Audio Visione

Multilingual Site about AV, AI, Policy & more. Inspired by MM

Editoriali

Once manifest (something AudioVisione agrees to completely)

Something happened to business software.

You used to pay for it once, install it, and run it. Whether on someone’s computer, or a server for everyone, it felt like you owned it. And you did.

Today, most software is a service. Not owned, but rented. Buying it enters you into a perpetual landlord–tenant agreement. Every month you pay for essentially the same thing you had last month. And if you stop paying, the software stops working. Boom, you’re evicted.

For nearly two decades, the SaaS model benefitted landlords handsomely.

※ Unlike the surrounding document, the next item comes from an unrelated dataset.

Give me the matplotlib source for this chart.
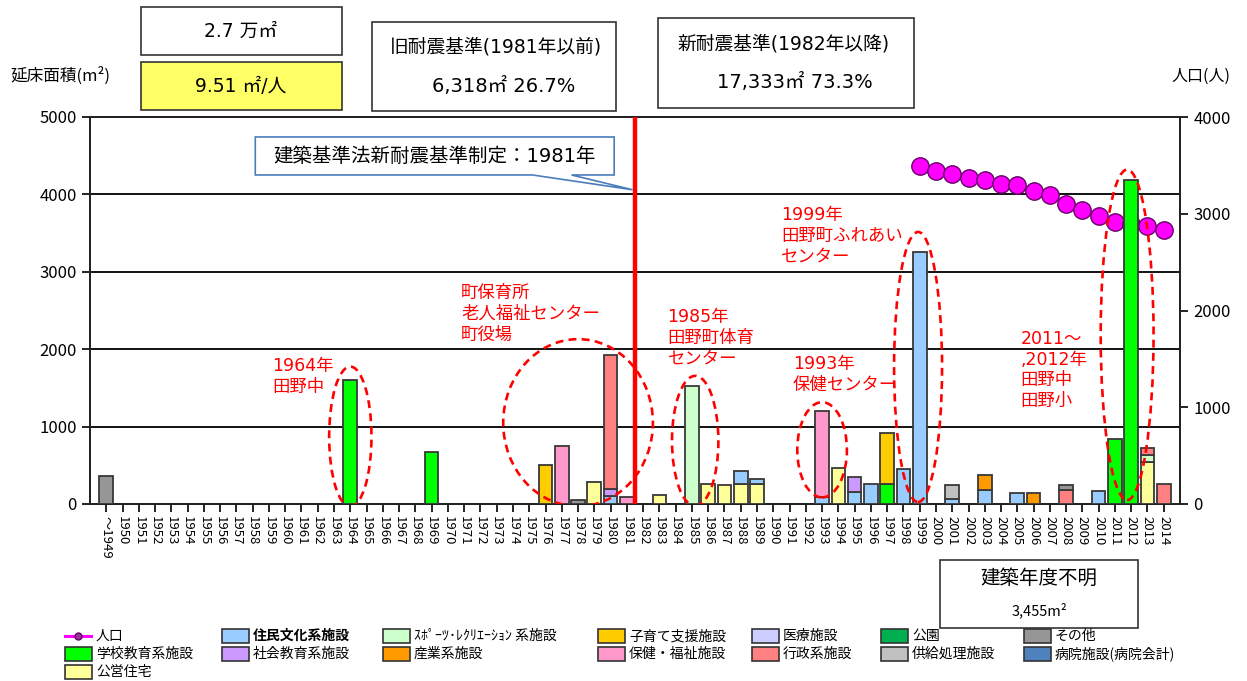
import matplotlib
matplotlib.use("Agg")
import matplotlib.pyplot as plt
from matplotlib.patches import Ellipse, Rectangle, Polygon
from matplotlib.lines import Line2D
import numpy as np

plt.rcParams['font.family'] = ['Noto Sans CJK JP', 'DejaVu Sans']
WIDE = ['DejaVu Sans', 'Noto Sans CJK JP']   # wider digits for numeric labels

# ---- data -----------------------------------------------------------------
year_nums = [1949] + list(range(1950, 2015))
year_labels = ['～1949'] + [str(y) for y in range(1950, 2015)]

# floor area (m²) by construction year, one dict per facility type
culture = {1980: 108, 1988: 175, 1989: 62, 1993: 86, 1995: 160, 1996: 258,
           1998: 448, 1999: 3250, 2001: 65, 2003: 177, 2005: 147, 2010: 168}
school = {1964: 1600, 1969: 670, 1997: 254, 2011: 842, 2012: 4180}
housing = {1979: 281, 1983: 113, 1986: 262, 1987: 240, 1988: 255, 1989: 255,
           1994: 466, 2013: 547}
social_edu = {1980: 87, 1995: 195}
sports = {1985: 1525, 2013: 91}
industry = {2003: 198, 2006: 147}
childcare = {1976: 506, 1997: 664}
welfare = {1977: 752, 1981: 91, 1993: 1112}
medical = {}
admin = {1980: 1730, 2008: 185, 2013: 90, 2014: 263}
park = {}
supply = {2001: 176}
other = {1949: 360, 1978: 56, 2008: 56}
hospital = {}

pop_years = list(range(1999, 2015))
population = [3490, 3447, 3406, 3371, 3354, 3309, 3299, 3233, 3196, 3103,
              3034, 2979, 2914, 2890, 2869, 2834]

# facility types: label, data, colour
types = {
    'culture': ('住民文化系施設', culture, '#99CCFF'),
    'school': ('学校教育系施設', school, '#00FF00'),
    'housing': ('公営住宅', housing, '#FFFF99'),
    'social_edu': ('社会教育系施設', social_edu, '#CC99FF'),
    'sports': ('ｽﾎﾟｰﾂ･ﾚｸﾘｴｰｼｮﾝ 系施設', sports, '#CCFFCC'),
    'industry': ('産業系施設', industry, '#FF9900'),
    'childcare': ('子育て支援施設', childcare, '#FFCC00'),
    'welfare': ('保健・福祉施設', welfare, '#FF99CC'),
    'medical': ('医療施設', medical, '#CCCCFF'),
    'admin': ('行政系施設', admin, '#FF8080'),
    'park': ('公園', park, '#00B050'),
    'supply': ('供給処理施設', supply, '#C0C0C0'),
    'other': ('その他', other, '#969696'),
    'hospital': ('病院施設(病院会計)', hospital, '#4F81BD'),
}
stack_order = ['housing', 'culture', 'school', 'social_edu', 'sports',
               'industry', 'childcare', 'welfare', 'medical', 'admin',
               'park', 'supply', 'other', 'hospital']

# ---- figure ---------------------------------------------------------------
W, H = 1247, 681
fig = plt.figure(figsize=(W / 100, H / 100), dpi=100)
fig.patch.set_facecolor('white')


def fx(px):
    return px / W


def fy(py):
    return 1 - py / H


ax = fig.add_axes([fx(90), fy(504), (1180 - 90) / W, (504 - 117) / H])
ax2 = ax.twinx()
# population axis sits underneath the bars
ax.set_zorder(ax2.get_zorder() + 1)
ax.patch.set_visible(False)

x = np.arange(len(year_nums))
ax.set_xlim(-1, len(year_nums))
ax.set_ylim(0, 5000)
ax2.set_ylim(0, 4000)

# horizontal grid drawn on the lower axes so the markers sit on top of it
ax2.set_yticks([800, 1600, 2400, 3200], minor=True)
ax2.tick_params(axis='y', which='minor', length=0)
ax2.grid(True, which='minor', axis='y', color='black', linewidth=1.3)

# population line
ax2.plot([year_nums.index(y) for y in pop_years], population, color='#FF00FF',
         linewidth=2.2, marker='o', markersize=12.5, markerfacecolor='#FF00FF',
         markeredgecolor='#660066', markeredgewidth=1.0, zorder=2)

# stacked bars
bottom = np.zeros(len(year_nums))
for key in stack_order:
    label, data, color = types[key]
    vals = np.array([data.get(y, 0) for y in year_nums], dtype=float)
    m = vals > 0
    if m.any():
        ax.bar(x[m], vals[m], bottom=bottom[m], width=0.84, color=color,
               edgecolor='#383838', linewidth=1.3, zorder=3)
    bottom += vals

# axes styling
ax.set_yticks(range(0, 5001, 1000))
ax2.set_yticks(range(0, 4001, 1000))
ax.set_xticks(x)
ax.set_xticklabels(year_labels, rotation=-90, fontsize=9.5)
ax.tick_params(axis='x', direction='out', length=6, width=1.2, pad=3)
ax.tick_params(axis='y', direction='out', length=6, width=1.2, labelsize=12)
ax2.tick_params(axis='y', direction='out', length=6, width=1.2, labelsize=12)
for a in (ax, ax2):
    for s in a.spines.values():
        s.set_color('#222222')
        s.set_linewidth(1.3)

# 1981 boundary line
ax.axvline(year_nums.index(1981) + 0.5, color='#FF0000', linewidth=3.2, zorder=6)

# dashed highlight ellipses around notable buildings
ellipses = [(15.0, 870, 2.6, 1810), (29.0, 1050, 9.2, 2160),
            (36.2, 815, 2.85, 1680), (44.0, 700, 3.05, 1230),
            (49.9, 1770, 2.95, 3490), (62.75, 2185, 3.25, 4270)]
for cx, cy, w, h in ellipses:
    ax.add_patch(Ellipse((cx, cy), w, h, fill=False, edgecolor='#FF0000',
                         linewidth=1.9, linestyle=(0, (3, 2)), zorder=5))

# red notes
notes = [(10.2, 1900, '1964年\n田野中'),
         (21.8, 2840, '町保育所\n老人福祉センター\n町役場'),
         (34.5, 2530, '1985年\n田野町体育\nセンター'),
         (42.2, 1925, '1993年\n保健センター'),
         (41.5, 3850, '1999年\n田野町ふれあい\nセンター'),
         (56.2, 2250, '2011～\n,2012年\n田野中\n田野小')]
for nx, ny, t in notes:
    ax.text(nx, ny, t, color='#FF0000', fontsize=12.5, va='top', ha='left',
            linespacing=1.2, zorder=7, family=WIDE)

# callout for the 1981 revision
callout = Polygon([(9.16, 4742), (31.22, 4742), (31.22, 4251), (28.6, 4251),
                   (32.35, 4060), (26.2, 4251), (9.16, 4251)], closed=True,
                  facecolor='white', edgecolor='#4A7EBB', linewidth=1.2,
                  zorder=8, clip_on=False)
ax.add_patch(callout)
ax.text(20.2, 4496, '建築基準法新耐震基準制定：1981年', fontsize=14,
        ha='center', va='center', zorder=9, family=WIDE)


# ---- boxes and labels outside the plot ------------------------------------
def px_box(x0, y0, x1, y1, fc='white'):
    fig.add_artist(Rectangle((fx(x0), fy(y1)), (x1 - x0) / W, (y1 - y0) / H,
                             transform=fig.transFigure, facecolor=fc,
                             edgecolor='#333333', linewidth=1.2))


def px_text(px, py, s, **kw):
    kw.setdefault('fontsize', 12)
    kw.setdefault('ha', 'center')
    kw.setdefault('va', 'center')
    fig.text(fx(px), fy(py), s, **kw)


px_box(141, 7, 342, 55)
px_text(241, 31, '2.7 万㎡', fontsize=13.5, family=WIDE)
px_box(141, 62, 342, 110, fc='#FFFF66')
px_text(241, 86, '9.51 ㎡/人', fontsize=13.5, family=WIDE)
px_box(372, 22, 616, 111)
px_text(496, 47, '旧耐震基準(1981年以前)', fontsize=13.5, family=WIDE)
px_text(504, 86, '6,318㎡ 26.7%', fontsize=14, family=WIDE)
px_box(658, 18, 914, 108)
px_text(784, 44, '新耐震基準(1982年以降)', fontsize=13.5, family=WIDE)
px_text(795, 83, '17,333㎡ 73.3%', fontsize=14, family=WIDE)
px_text(10, 76, '延床面積(m²)', ha='left', fontsize=12)
px_text(1201, 76, '人口(人)', fontsize=11.5)
px_box(940, 560, 1138, 628)
px_text(1039, 578, '建築年度不明', fontsize=14)
px_text(1039, 610, '3,455m²', fontsize=10.5)

# ---- legend (drawn as a grid of swatches) ---------------------------------
legend_cols = [['pop', 'school', 'housing'],
               ['culture', 'social_edu'],
               ['sports', 'industry'],
               ['childcare', 'welfare'],
               ['medical', 'admin'],
               ['park', 'supply'],
               ['other', 'hospital']]
col_x = [65, 222, 383, 598, 752, 881, 1024]
row_y = [636, 654, 672]
for cxp, keys in zip(col_x, legend_cols):
    for ryp, key in zip(row_y, keys):
        if key == 'pop':
            fig.add_artist(Line2D([fx(cxp), fx(cxp + 26)], [fy(ryp), fy(ryp)],
                                  transform=fig.transFigure, color='#FF00FF',
                                  linewidth=2.2))
            fig.add_artist(Line2D([fx(cxp + 13)], [fy(ryp)],
                                  transform=fig.transFigure, marker='o',
                                  markersize=5, markerfacecolor='#993399',
                                  markeredgecolor='#660066', linestyle='none'))
            label = '人口'
            weight = 'normal'
        else:
            label, _, color = types[key]
            fig.add_artist(Rectangle((fx(cxp), fy(ryp + 7)), 27 / W, 14 / H,
                                     transform=fig.transFigure, facecolor=color,
                                     edgecolor='#333333', linewidth=1.2))
            weight = 'bold' if key == 'culture' else 'normal'
        fig.text(fx(cxp + 31), fy(ryp), label, fontsize=10, ha='left',
                 va='center', fontweight=weight)

fig.savefig('out.png', dpi=100, facecolor='white')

With routine prayers — and payers — to the Church of Recurring Revenue, valuations shot to the moon on the backs of businesses subscribed at luxury prices for commodity services they had little control over.

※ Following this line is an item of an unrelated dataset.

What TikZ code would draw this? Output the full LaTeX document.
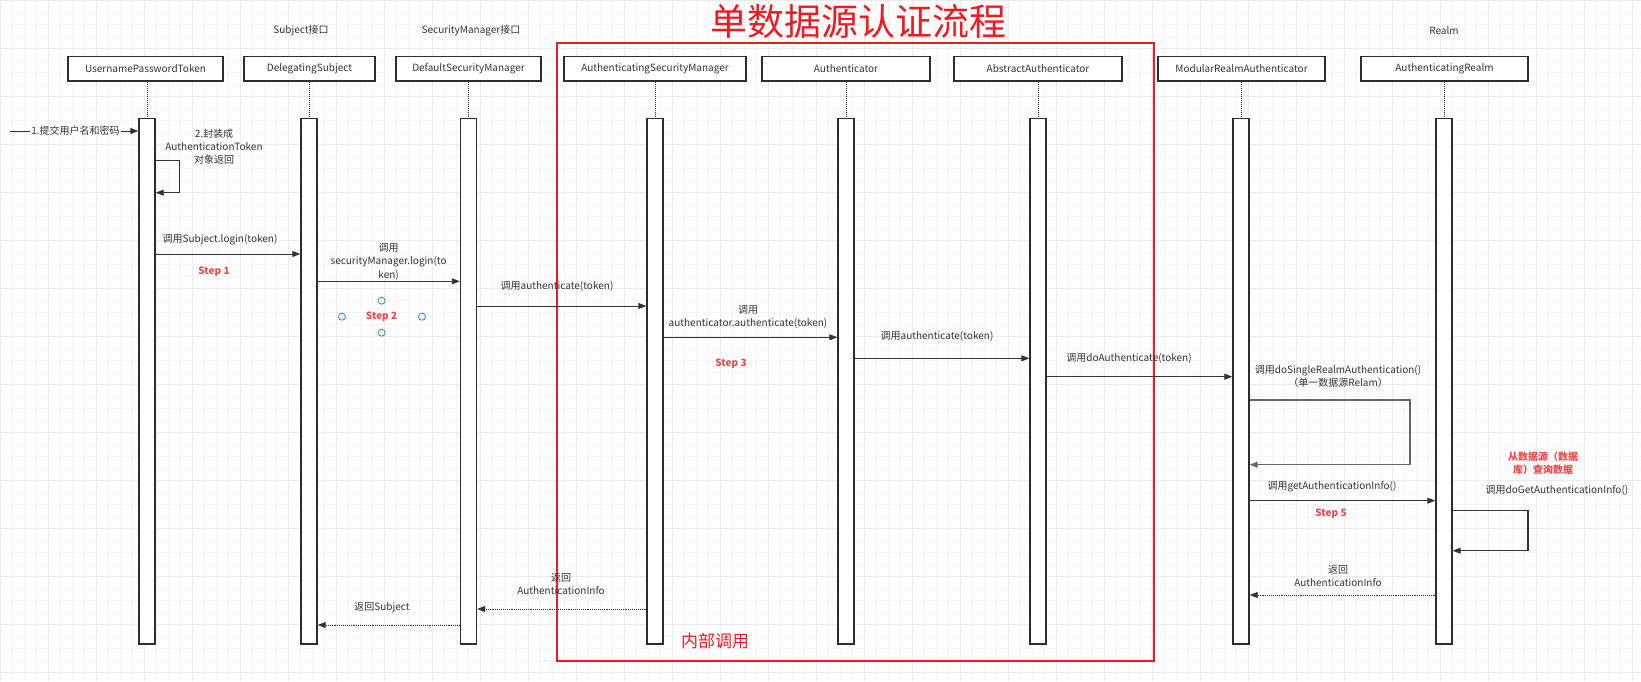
\documentclass[tikz,border=0pt]{standalone}
\usepackage{fontspec}
\setmainfont{Noto Sans CJK SC}
\usepackage{tikz}
\usetikzlibrary{arrows.meta}
\definecolor{ink}{HTML}{333333}
\definecolor{frame}{HTML}{2A2E33}
\definecolor{redline}{HTML}{ED1C24}
\definecolor{steptext}{HTML}{EA4B4B}
\definecolor{handle}{HTML}{3C8CF0}
\definecolor{gridminor}{HTML}{F5F5F5}
\definecolor{gridmajor}{HTML}{EBEBEB}

\begin{document}
\begin{tikzpicture}[x=1pt,y=-1pt,
  head/.style={draw=frame,line width=1.4pt,fill=white,minimum height=24.3,inner sep=0pt,text=ink,font=\fontsize{10}{12}\selectfont},
  bar/.style={draw=frame,line width=1.4pt,fill=white,minimum width=16,minimum height=525.3,inner sep=0pt},
  life/.style={ink,line width=1pt,densely dotted},
  msg/.style={ink,line width=0.9pt,-{Triangle[length=8pt,width=6pt]}},
  ret/.style={ink,line width=0.9pt,densely dotted,-{Triangle[length=8pt,width=6pt]}},
  lbl/.style={text=ink,inner sep=1pt,align=center,font=\fontsize{10}{13}\selectfont},
  steplbl/.style={text=steptext,inner sep=1pt,font=\bfseries\fontsize{10}{12}\selectfont},
  note/.style={text=steptext,inner sep=1pt,align=center,font=\bfseries\fontsize{10}{12.6}\selectfont},
  circ/.style={circle,draw=handle,line width=0.9pt,fill=white,minimum size=7,inner sep=0pt}]
\useasboundingbox (0,0) rectangle (1641,681);
\fill[white] (0,0) rectangle (1641,681);
% background grid
\draw[gridminor,line width=0.6pt] (0pt,-681pt) grid[step=12pt] (1641pt,0pt);
\draw[gridmajor,line width=0.6pt] (0pt,-681pt) grid[step=48pt] (1641pt,0pt);

% title and frame
\node[text=redline,inner sep=0pt,font=\fontsize{37}{40}\selectfont] (title) at (858,21.7) {单数据源认证流程};
\draw[redline,line width=1.8pt] (557,43.3) rectangle (1154,660.7);
\node[text=redline,inner sep=0pt,font=\fontsize{17}{19}\selectfont] (inner) at (715,641) {内部调用};

% stereotypes
\node[lbl] (st2) at (301,30.7) {Subject接口};
\node[lbl] (st3) at (471,30.7) {SecurityManager接口};
\node[lbl] (st8) at (1444,30.7) {Realm};

% participants
\node[head,minimum width=155] (h1) at (145.5,68.8) {UsernamePasswordToken};
\node[head,minimum width=131] (h2) at (309.5,68.8) {DelegatingSubject};
\node[head,minimum width=145] (h3) at (468.5,68.8) {DefaultSecurityManager};
\node[head,minimum width=182] (h4) at (655,68.8) {AuthenticatingSecurityManager};
\node[head,minimum width=168] (h5) at (846,68.8) {Authenticator};
\node[head,minimum width=168] (h6) at (1038,68.8) {AbstractAuthenticator};
\node[head,minimum width=167] (h7) at (1241.5,68.8) {ModularRealmAuthenticator};
\node[head,minimum width=167] (h8) at (1444.5,68.8) {AuthenticatingRealm};

% activation bars
\foreach \n/\x in {1/147,2/309,3/468.5,4/655,5/846,6/1038,7/1241,8/1444}
  \node[bar] (b\n) at (\x,381.35) {};
\foreach \n in {1,...,8}
  \draw[life] (b\n.north |- h\n.south) -- (b\n.north);

% 1. input
\coordinate (src) at (10,131);
\draw[msg] (src) -- (b1.west |- src);
\node[lbl,fill=white] (m1) at (75.5,131) {1.提交用户名和密码};

% 2. self call
\draw[msg] (b1.east |- 0,160.7) -- ++(24,0) |- (b1.east |- 0,192.7);
\node[lbl,font=\fontsize{10}{12.6}\selectfont] (m2) at (214,146.7) {2.封装成\\AuthenticationToken\\对象返回};

% step 1
\draw[msg] (b1.east |- 0,254) -- (b2.west |- 0,254);
\node[lbl] (m3) at (220,239.3) {调用Subject.login(token)};
\node[steplbl] (s1) at (214,271.3) {Step 1};

% step 2
\draw[msg] (b2.east |- 0,281.3) -- (b3.west |- 0,281.3);
\node[lbl,font=\fontsize{10}{13.2}\selectfont] (m4) at (388.6,261.8) {调用\\securityManager.login(to\\ken)};
\node[steplbl] (s2) at (381.6,316.7) {Step 2};
\node[circ] (c1) at (381.6,300.7) {};
\node[circ] (c2) at (342,316.7) {};
\node[circ] (c3) at (422,316.7) {};
\node[circ] (c4) at (381.6,332.7) {};

% inside the frame
\draw[msg] (b3.east |- 0,306) -- (b4.west |- 0,306);
\node[lbl] (m5) at (557,286) {调用authenticate(token)};
\draw[msg] (b4.east |- 0,337.3) -- (b5.west |- 0,337.3);
\node[lbl] (m6) at (748,317) {调用\\authenticator.authenticate(token)};
\node[steplbl] (s3) at (731,364) {Step 3};
\draw[msg] (b5.east |- 0,358.3) -- (b6.west |- 0,358.3);
\node[lbl] (m7) at (937,336.7) {调用authenticate(token)};
\draw[msg] (b6.east |- 0,376.7) -- (b7.west |- 0,376.7);
\node[lbl] (m8) at (1129,358.7) {调用doAuthenticate(token)};

% single realm
\draw[msg,draw=black!60,line width=1.5pt] (b7.east |- 0,400) -- (1410,400) |- (b7.east |- 0,464.7);
\node[lbl] (m9) at (1338,376) {调用doSingleRealmAuthentication()\\（单一数据源Relam）};

% step 5
\draw[msg] (b7.east |- 0,500.7) -- (b8.west |- 0,500.7);
\node[lbl] (m10) at (1332,486.7) {调用getAuthenticationInfo()};
\node[steplbl] (s5) at (1331,513.3) {Step 5};
\node[note] (n1) at (1543,463) {从数据源（数据\\库）查询数据};
\node[lbl] (m11) at (1557,490.7) {调用doGetAuthenticationInfo()};
\draw[msg,line width=1.1pt] (b8.east |- 0,510.7) -- (1528,510.7) |- (b8.east |- 0,550.7);

% returns
\draw[ret] (b8.west |- 0,595) -- (b7.east |- 0,595);
\node[lbl] (r1) at (1338,576) {返回\\AuthenticationInfo};
\draw[ret] (b4.west |- 0,609) -- (b3.east |- 0,609);
\node[lbl] (r2) at (561,583.5) {返回\\AuthenticationInfo};
\draw[ret] (b3.west |- 0,625) -- (b2.east |- 0,625);
\node[lbl] (r3) at (382,608) {返回Subject};
\end{tikzpicture}
\end{document}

Add up your SaaS subscriptions last year. You should own that shit by now.

SaaS still makes sense for many products, but its grip will slip. Installation and administration used to be hopelessly complicated, but self–hosting tech is simpler now and vastly improved. Plus, IT departments are hungry to run their own IT again, tired of being subservient to Big Tech’s reign clouds.

Once upon a time you owned what you paid for, you controlled what you depended on, and your privacy and security were your own business. We think it’s that time again.